8. Oral History by Lee Smith - Novel about several generations of an Appalachian family - Interesting.

9. Mudbound by Hilary Jordan - Novel about a woman raising a family on a farm during the latter part of WWII. Okay.

10. Satan is Real - The Ballad of the Louvin Brothers by Charlie Louvin - I'd never even heard of the Louvin Brothers before I read this book, but the cover art drew me in. It's a memoir by a country-western/gospel singer who was big in the fifties - Really entertaining.

So! That's what I got. How about you - reading anything good?
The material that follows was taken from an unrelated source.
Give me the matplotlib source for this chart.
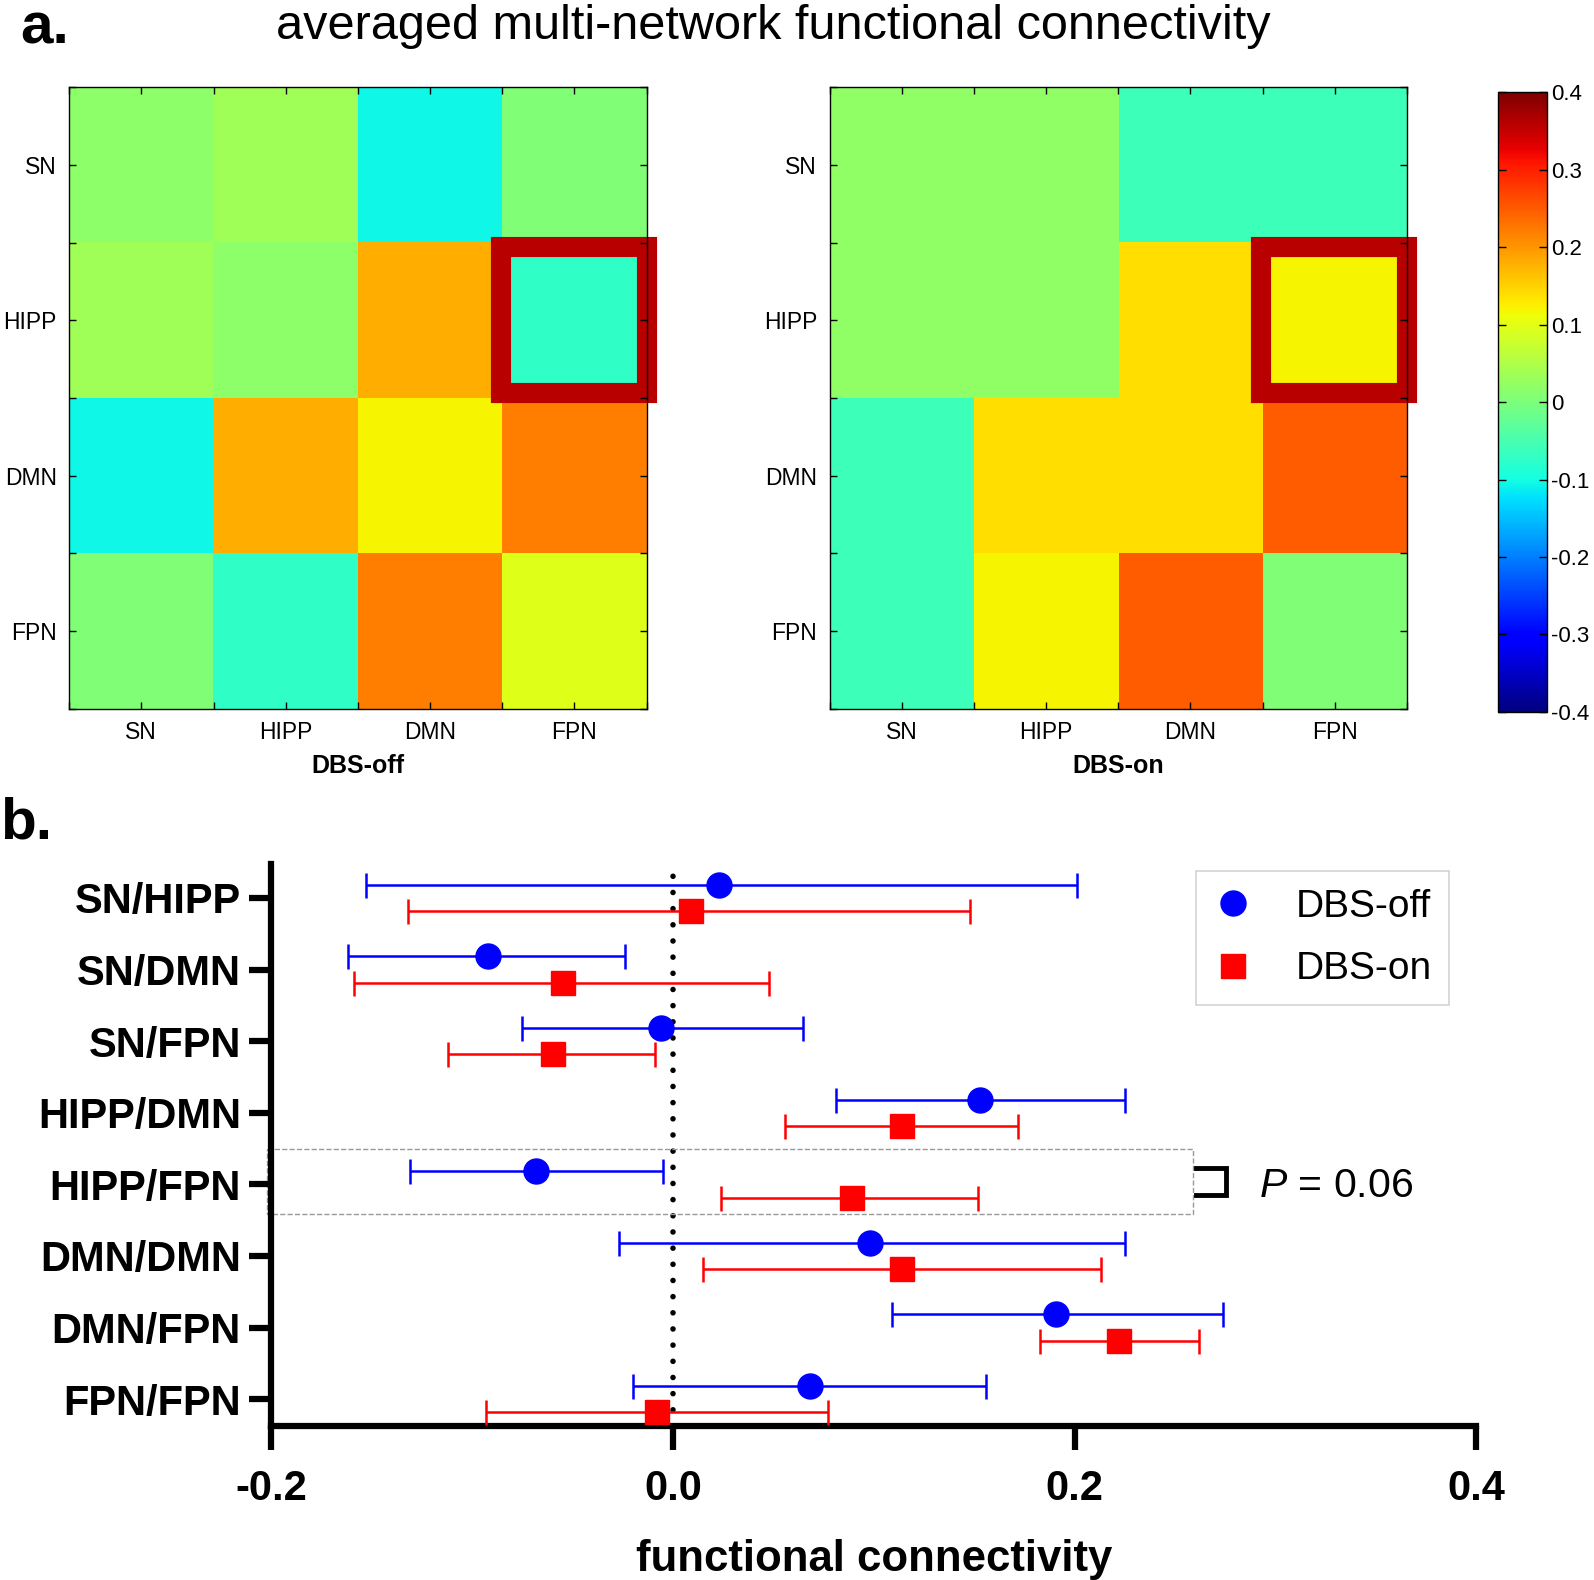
import matplotlib
matplotlib.use("Agg")
import matplotlib.pyplot as plt
from matplotlib.patches import Rectangle
from matplotlib.lines import Line2D
import numpy as np

plt.rcParams["font.family"] = ["Liberation Sans", "DejaVu Sans"]
plt.rcParams["mathtext.fontset"] = "custom"
plt.rcParams["mathtext.it"] = "Liberation Sans:italic"
plt.rcParams["mathtext.rm"] = "Liberation Sans"

# panel a: network x network connectivity matrices
networks = ["SN", "HIPP", "DMN", "FPN"]
fc_off = np.array([[0.016, 0.036, -0.105, 0.004],
                   [0.036, 0.016, 0.180, -0.075],
                   [-0.105, 0.180, 0.120, 0.220],
                   [0.004, -0.075, 0.220, 0.096]])
fc_on = np.array([[0.020, 0.020, -0.060, -0.060],
                  [0.020, 0.020, 0.140, 0.120],
                  [-0.060, 0.140, 0.140, 0.248],
                  [-0.060, 0.120, 0.248, 0.004]])
highlight = (1, 3)  # HIPP row, FPN column
cbar_ticks = [-0.4, -0.3, -0.2, -0.1, 0, 0.1, 0.2, 0.3, 0.4]
cbar_labels = ["-0.4", "-0.3", "-0.2", "-0.1", "0", "0.1", "0.2", "0.3", "0.4"]

# panel b: mean and error bar ends per network pair
pairs = ["SN/HIPP", "SN/DMN", "SN/FPN", "HIPP/DMN", "HIPP/FPN",
         "DMN/DMN", "DMN/FPN", "FPN/FPN"]
off_mean = np.array([0.023, -0.092, -0.006, 0.153, -0.068, 0.098, 0.191, 0.068])
off_lo = np.array([-0.153, -0.162, -0.075, 0.081, -0.131, -0.027, 0.109, -0.020])
off_hi = np.array([0.201, -0.024, 0.065, 0.225, -0.005, 0.225, 0.274, 0.156])
on_mean = np.array([0.009, -0.055, -0.060, 0.114, 0.089, 0.114, 0.222, -0.008])
on_lo = np.array([-0.132, -0.159, -0.112, 0.056, 0.024, 0.015, 0.183, -0.093])
on_hi = np.array([0.148, 0.048, -0.009, 0.172, 0.152, 0.213, 0.262, 0.077])
sig_pair = 4
p_text = "0.06"

fig = plt.figure(figsize=(15.94, 15.80), dpi=100)

fig.text(0.013, 0.982, "a.", fontsize=42, fontweight="bold", va="center", ha="left")
fig.text(0.485, 0.983, "averaged multi-network functional connectivity",
         fontsize=35, va="center", ha="center")
fig.text(0.0, 0.479, "b.", fontsize=42, fontweight="bold", va="center", ha="left")

ax1 = fig.add_axes([0.0434, 0.5515, 0.3622, 0.3932])
ax2 = fig.add_axes([0.5204, 0.5515, 0.3622, 0.3932])
cax = fig.add_axes([0.940, 0.5495, 0.0306, 0.392])

for ax, mat, name in [(ax1, fc_off, "DBS-off"), (ax2, fc_on, "DBS-on")]:
    im = ax.imshow(mat, cmap="jet", vmin=-0.4, vmax=0.4, aspect="auto",
                   interpolation="nearest")
    ax.set_xticks(range(4))
    ax.set_yticks(range(4))
    ax.set_xticklabels(networks)
    ax.set_yticklabels(networks)
    ax.set_xticks(np.arange(-0.5, 4, 1), minor=True)
    ax.set_yticks(np.arange(-0.5, 4, 1), minor=True)
    ax.tick_params(which="both", direction="in", top=True, right=True,
                   length=5, width=1, labelsize=16.5, pad=9)
    ax.set_xlabel(name, fontsize=18, fontweight="bold", labelpad=7)
    for s in ax.spines.values():
        s.set_linewidth(1)
    r, c = highlight
    ax.add_patch(Rectangle((c - 0.51, r - 0.47), 1.01, 0.94, fill=False,
                           edgecolor="#b80000", lw=14.5, clip_on=False,
                           joinstyle="miter"))

cb = fig.colorbar(im, cax=cax, ticks=cbar_ticks)
cb.ax.set_yticklabels(cbar_labels)
cb.ax.tick_params(direction="in", left=True, right=True, length=6, width=1,
                  labelsize=16, pad=3)
cb.outline.set_linewidth(1)

# panel b
ax3 = fig.add_axes([0.1703, 0.0972, 0.7557, 0.3558])
y = np.arange(len(pairs))
off_y = y - 0.185
on_y = y + 0.185

ax3.axvline(0, color="black", lw=4, ls=(0, (0.01, 2.9)),
            dash_capstyle="round", zorder=1)
ax3.errorbar(off_mean, off_y, xerr=[off_mean - off_lo, off_hi - off_mean],
             fmt="o", color="blue", ms=18, elinewidth=1.8, capsize=9,
             capthick=1.8, zorder=3)
ax3.errorbar(on_mean, on_y, xerr=[on_mean - on_lo, on_hi - on_mean],
             fmt="s", color="red", ms=17.5, elinewidth=1.8, capsize=9,
             capthick=1.8, zorder=3)

ax3.set_xlim(-0.2, 0.4)
ax3.set_ylim(len(pairs) - 1 + 0.38, -0.47)
ax3.set_yticks(y)
ax3.set_yticklabels(pairs)
ax3.set_xticks([-0.2, 0.0, 0.2, 0.4])
ax3.set_xticklabels(["-0.2", "0.0", "0.2", "0.4"])
for lab in ax3.get_yticklabels() + ax3.get_xticklabels():
    lab.set_fontweight("bold")
ax3.tick_params(axis="y", length=16, width=4.5, labelsize=30, pad=6)
ax3.tick_params(axis="x", length=17, width=4.5, labelsize=30, pad=14)
ax3.spines["top"].set_visible(False)
ax3.spines["right"].set_visible(False)
ax3.spines["left"].set_linewidth(4.5)
ax3.spines["bottom"].set_linewidth(4.5)
ax3.set_xlabel("functional connectivity", fontsize=31.5, fontweight="bold",
               labelpad=21)

# highlighted pair with bracket and p value
ax3.add_patch(Rectangle((-0.202, sig_pair - 0.49), 0.461, 0.91, fill=False,
                        ls="--", edgecolor="#999999", lw=1, clip_on=False))
bx = 0.2606
ax3.plot([bx, bx + 0.0147, bx + 0.0147, bx],
         [off_y[sig_pair] - 0.05, off_y[sig_pair] - 0.05,
          on_y[sig_pair] - 0.03, on_y[sig_pair] - 0.03],
         color="black", lw=3.5, clip_on=False, solid_joinstyle="miter")
ax3.text(0.292, sig_pair + 0.02, r"$\mathit{P}$ = " + p_text, fontsize=29.5,
         va="center", ha="left")

handles = [Line2D([], [], ls="none", marker="o", color="blue", ms=18),
           Line2D([], [], ls="none", marker="s", color="red", ms=17.5)]
leg = ax3.legend(handles, ["DBS-off", "DBS-on"], loc="upper left",
                 bbox_to_anchor=(0.7506, 0.4485), bbox_transform=fig.transFigure,
                 borderaxespad=0, fontsize=28, frameon=True, fancybox=False,
                 handlelength=1.0, handletextpad=1.1, labelspacing=0.68,
                 borderpad=0.45)
leg.get_frame().set_edgecolor("#c8c8c8")
leg.get_frame().set_linewidth(1.2)

fig.savefig("out.png", dpi=100)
Oh, and I broke down and bought 11/22/63, but all of the reviews are so good that I don't want to start it just yet - I might save it for my birthday IN NOVEMBER - ha - I am crazy.


Birdie said...

I loved The Story of Beautiful Girl! I have to admit I hated Riding the Bus With My Sister.

Becs said...

A Day in the Life by Robert (Greenleaf? Greenberg? Greensomething?) about a man and woman from aristocratic English families. They are both batshit crazy and their two sons suffer during the years they were dragged hither and yon. Depressing but has a jaw-dropping "you have got to be kidding me" factor, especially since this is a biography and not fiction.

fmcgmccllc said...

Just finished Yes, Chef by Marcus Samuelsson, loved it. Now reading Mrs. Whaley's Charleston Kitchen, Mrs. Whaley worked with William Baldwin back in the day to record the book for her grandchildren. She is supposed to be a southern legend and quite the pip. So far so good.

rockygrace said...

Birdie, I thought it was a little ... far-fetched, but it was still a good read.
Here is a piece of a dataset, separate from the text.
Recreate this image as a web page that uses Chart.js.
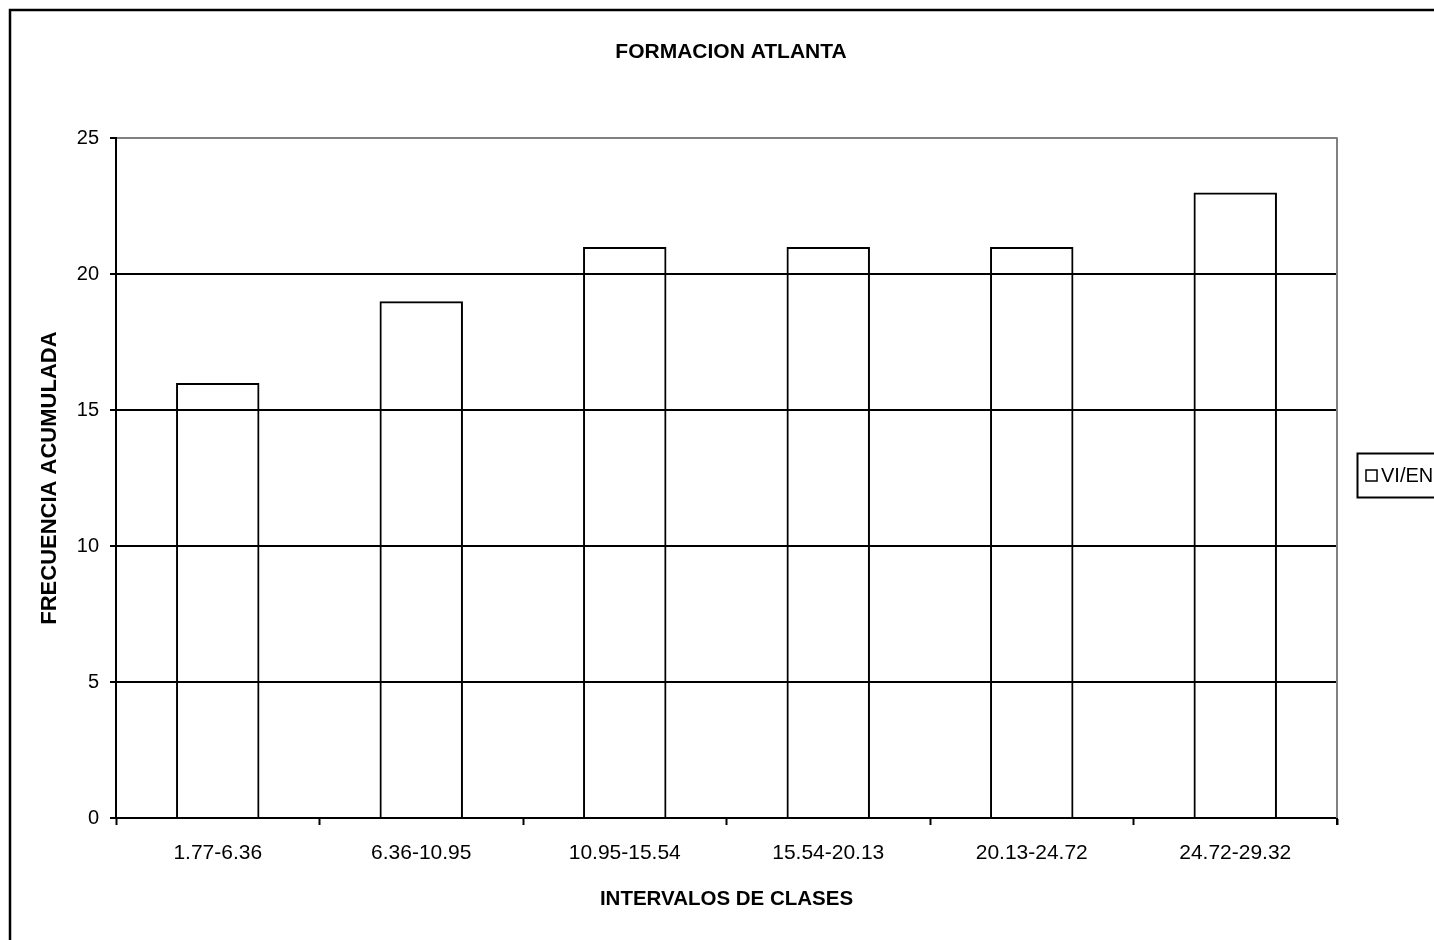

And Becs, I've been reading about that book on your blog! It sounds a leetle too down for me. Oh! and when I went to Amazon and did a search in books for "A Day in the Life", the result was ... interesting! I don't think it was the book you're talking about, though. :)

rockygrace said...

fmcetc., they were talking to that Yes, Chef guy on the radio the other day! It sounds like he's had an interesting life. and I'll have to look up Mrs. Whaley.